The entire wedding was so covered by social media (SM) that it is as if SM was an invited guest to Buckingham Palace. The modern couple chose to share their wedding with the public...in a very modern way. First off there was a royal wedding website which informed guests and the pubic about every event that was to take place pre and post wedding. Additionally, there was an official royal You Tube channel that was expected to get over 400 million hits. If you didn't want to watch the live stream and preferred reading updates, there were official Twitter and Flickr accounts dedicated to documenting and covering the entire occasion. What if you had the urge to buy the handsome couple a gift? Social media made it easy to do that as well. With a royal wedding registry, guests could donate to multiple charities in the names of Kate and William themselves.
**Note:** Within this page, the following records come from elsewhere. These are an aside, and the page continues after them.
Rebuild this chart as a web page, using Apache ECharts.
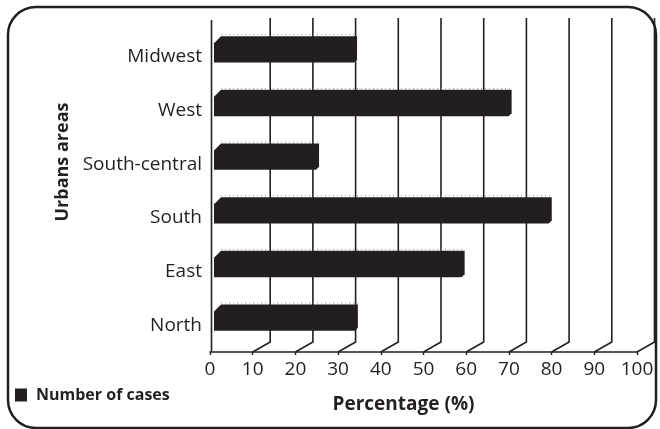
<!DOCTYPE html>
<html>
<head>
<meta charset="utf-8">
<script src="https://cdn.jsdelivr.net/npm/echarts@6/dist/echarts.min.js"></script>
<style>
  html, body { margin: 0; padding: 0; background: #ffffff; }
  #chart { width: 660px; height: 429px; }
</style>
</head>
<body>
<div id="chart"></div>
<script>
// Urban areas, listed bottom to top as they appear on the vertical axis
const areas = ['North', 'East', 'South', 'South-central', 'West', 'Midwest'];
// Share of cases in each area (%)
const cases = [33.7, 58.7, 79.1, 24.6, 69.7, 33.5];
// Percentage ticks along the horizontal axis
const ticks = [0, 10, 20, 30, 40, 50, 60, 70, 80, 90, 100];

const INK = '#231f20';
const FONT = '"Open Sans", "Noto Sans", sans-serif';

const chart = echarts.init(document.getElementById('chart'), null, { renderer: 'canvas' });

// Depth of the pseudo-3D floor: back wall sits up and to the right of the front axis
const DEPTH_X = 17.5;
const DEPTH_Y = 10;

function renderWall(params, api) {
  const cs = params.coordSys;
  const v = api.value(0);
  const front = api.coord([v, 0])[0];
  const bottom = cs.y + cs.height;
  const top = cs.y - 12;
  const style = { stroke: INK, lineWidth: 1.6, fill: null };
  if (v === 0) {
    return {
      type: 'polyline',
      shape: { points: [[front + 1.5, top + 2], [front + 1.5, bottom]] },
      style: style
    };
  }
  const back = front + DEPTH_X;
  return {
    type: 'polyline',
    shape: { points: [[back, top], [back, bottom - DEPTH_Y], [front, bottom]] },
    style: style
  };
}

function renderBar(params, api) {
  const v = api.value(0);
  const cat = api.value(1);
  const band = api.size([0, 1])[1];
  const start = api.coord([0, cat]);
  const end = api.coord([v, cat]);
  const h = band * 0.49;
  const yc = start[1] - band * 0.14;
  const x0 = start[0] + 4;
  const x1 = end[0] + 4;
  const t = yc - h / 2;
  const b = yc + h / 2;
  const c = 7;
  return {
    type: 'group',
    children: [
      {
        type: 'line',
        shape: { x1: x0 + c, y1: t - 1.5, x2: x1, y2: t - 1.5 },
        style: { stroke: '#9a9899', lineWidth: 1, lineDash: [1, 3] }
      },
      {
        type: 'polygon',
        shape: {
          points: [
            [x0, t + c], [x0 + c, t], [x1, t],
            [x1, b - 3], [x1 - 3, b], [x0, b]
          ]
        },
        style: { fill: INK }
      }
    ]
  };
}

chart.setOption({
  animation: false,
  backgroundColor: '#ffffff',
  textStyle: { fontFamily: FONT, color: INK },
  grid: { left: 210, top: 30, width: 427, height: 322, containLabel: false },
  legend: {
    left: 10,
    top: 382,
    itemWidth: 12,
    itemHeight: 13,
    data: [{ name: 'Number of cases', icon: 'rect' }],
    textStyle: { fontFamily: FONT, fontSize: 16, fontWeight: 'bold', color: INK, padding: [0, 0, 0, 4] }
  },
  xAxis: {
    type: 'value',
    min: 0,
    max: 100,
    interval: 10,
    name: 'Percentage (%)',
    nameLocation: 'middle',
    nameGap: 43,
    nameTextStyle: { fontFamily: FONT, fontSize: 19, fontWeight: 'bold', color: INK, padding: [0, 40, 0, 0] },
    axisLine: { show: true, lineStyle: { color: INK, width: 1.6 } },
    axisTick: { show: true, length: 3, lineStyle: { color: INK, width: 1.4 } },
    axisLabel: { fontFamily: FONT, fontSize: 19, color: INK, margin: 8 },
    splitLine: { show: false }
  },
  yAxis: {
    type: 'category',
    data: areas,
    axisLine: { show: false },
    axisTick: { show: false },
    axisLabel: { fontFamily: FONT, fontSize: 19, color: INK, margin: 8 },
    splitLine: { show: false }
  },
  graphic: [
    {
      type: 'rect',
      shape: { x: 8, y: 7, width: 648, height: 421, r: 28 },
      style: { fill: null, stroke: INK, lineWidth: 2.5 },
      z: 100
    },
    {
      type: 'text',
      x: 63,
      y: 162,
      rotation: Math.PI / 2,
      style: {
        text: 'Urbans areas',
        font: 'bold 18px ' + FONT,
        fill: INK,
        align: 'center',
        verticalAlign: 'middle'
      }
    }
  ],
  series: [
    {
      type: 'custom',
      silent: true,
      z: 1,
      renderItem: renderWall,
      encode: { x: 0, y: 1 },
      data: ticks.map(function (v) { return [v, 0]; })
    },
    {
      type: 'custom',
      name: 'Number of cases',
      z: 5,
      itemStyle: { color: INK },
      renderItem: renderBar,
      encode: { x: 0, y: 1 },
      data: cases.map(function (v, i) { return [v, i]; })
    }
  ]
});
</script>
</body>
</html>
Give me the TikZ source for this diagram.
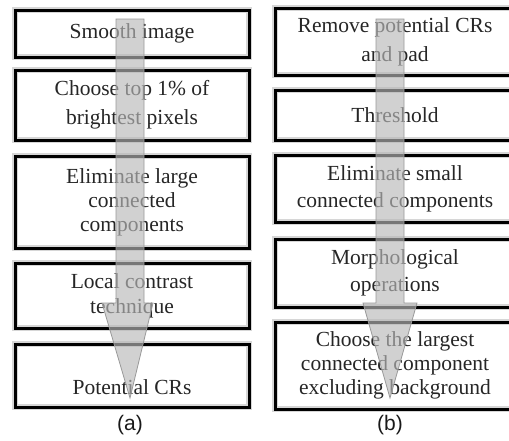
\documentclass[tikz,border=0pt]{standalone}
\usepackage{fontspec}
\setmainfont{Liberation Serif}
\newfontfamily\boxfont{Liberation Serif}
\newfontfamily\labelfont{Liberation Sans}
\begin{document}
\begin{tikzpicture}[x=1pt,y=-1pt,
  stepbox/.style={rectangle, inner sep=0pt, align=center, text=black!85,
    font=\boxfont\fontsize{21.5}{28}\selectfont,
    preaction={draw=black!16, line width=6.5pt},
    draw=black, line width=3pt},
  blockarrow/.style={fill=black!28, fill opacity=0.65, draw=black!40, line width=0.8pt},
  sublabel/.style={font=\labelfont\fontsize{21}{24}\selectfont, text=black!90, inner sep=0pt}]
\useasboundingbox (0,0) rectangle (509,440);
% left column
\node[stepbox, minimum width=234pt, minimum height=47pt] (a1) at (132,33.5) {Smooth image};
\node[stepbox, minimum width=234pt, minimum height=70pt, font=\boxfont\fontsize{21.5}{29}\selectfont] (a2) at (132,105) {Choose top 1\% of\\brightest pixels};
\node[stepbox, minimum width=234pt, minimum height=92pt, font=\boxfont\fontsize{21.5}{24}\selectfont] (a3) at (132,202) {Eliminate large\\connected\\components};
\node[stepbox, minimum width=234pt, minimum height=65pt, font=\boxfont\fontsize{21.5}{25}\selectfont] (a4) at (132,295.5) {Local contrast\\technique};
\node[stepbox, minimum width=234pt, text height=50pt, text depth=13pt] (a5) at (132,375.5) {Potential CRs};
% right column
\node[stepbox, minimum width=240pt, minimum height=67pt, font=\boxfont\fontsize{21.5}{29}\selectfont] (b1) at (395,41.5) {Remove potential CRs\\and pad};
\node[stepbox, minimum width=240pt, minimum height=50pt] (b2) at (395,115) {Threshold};
\node[stepbox, minimum width=240pt, minimum height=67pt, font=\boxfont\fontsize{21.5}{27}\selectfont] (b3) at (395,188.5) {Eliminate small\\connected components};
\node[stepbox, minimum width=240pt, minimum height=68pt, font=\boxfont\fontsize{21.5}{27}\selectfont] (b4) at (395,273) {Morphological\\operations};
\node[stepbox, minimum width=240pt, minimum height=87pt, font=\boxfont\fontsize{21.5}{24}\selectfont] (b5) at (395,365.5) {Choose the largest\\connected component\\excluding background};
% labels
\node[sublabel] (la) at (130,425) {(a)};
\node[sublabel] (lb) at (390,425) {(b)};
% block arrows
\coordinate (ta) at (130,398);
\coordinate (tb) at (390,398);
\draw[blockarrow] (116,19) -- (144,19) -- (144,303) -- (153,303) -- (ta) -- (102,303) -- (116,303) -- cycle;
\draw[blockarrow] (376,19) -- (404,19) -- (404,303) -- (417,303) -- (tb) -- (363,303) -- (376,303) -- cycle;
\end{tikzpicture}
\end{document}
Social media covered almost every aspect of the royal affair--from details about the cake (made by Fiona Cairns Ltd of Leicestershire), to Kate's hairstylist (the talented Mr. Richard Ward), nothing was kept secret. Additionally, since guests were allowed to use social media while at the wedding, sites like Twitter updated the world about Lady Catherine's second wedding dress, also created by Sarah Burton, before the official pictures were even leaked says Forbes Magazine.
The royal wedding set world breaking records in the realm of social media. Besides tweeting, facebooking, blogging and posting about the event, individuals could download phone applications which connected them to videos, games, news stories, photos, etc. There was no shortage in coverage of the royal wedding; apparently intimate gatherings are no longer personal affairs in this day and age.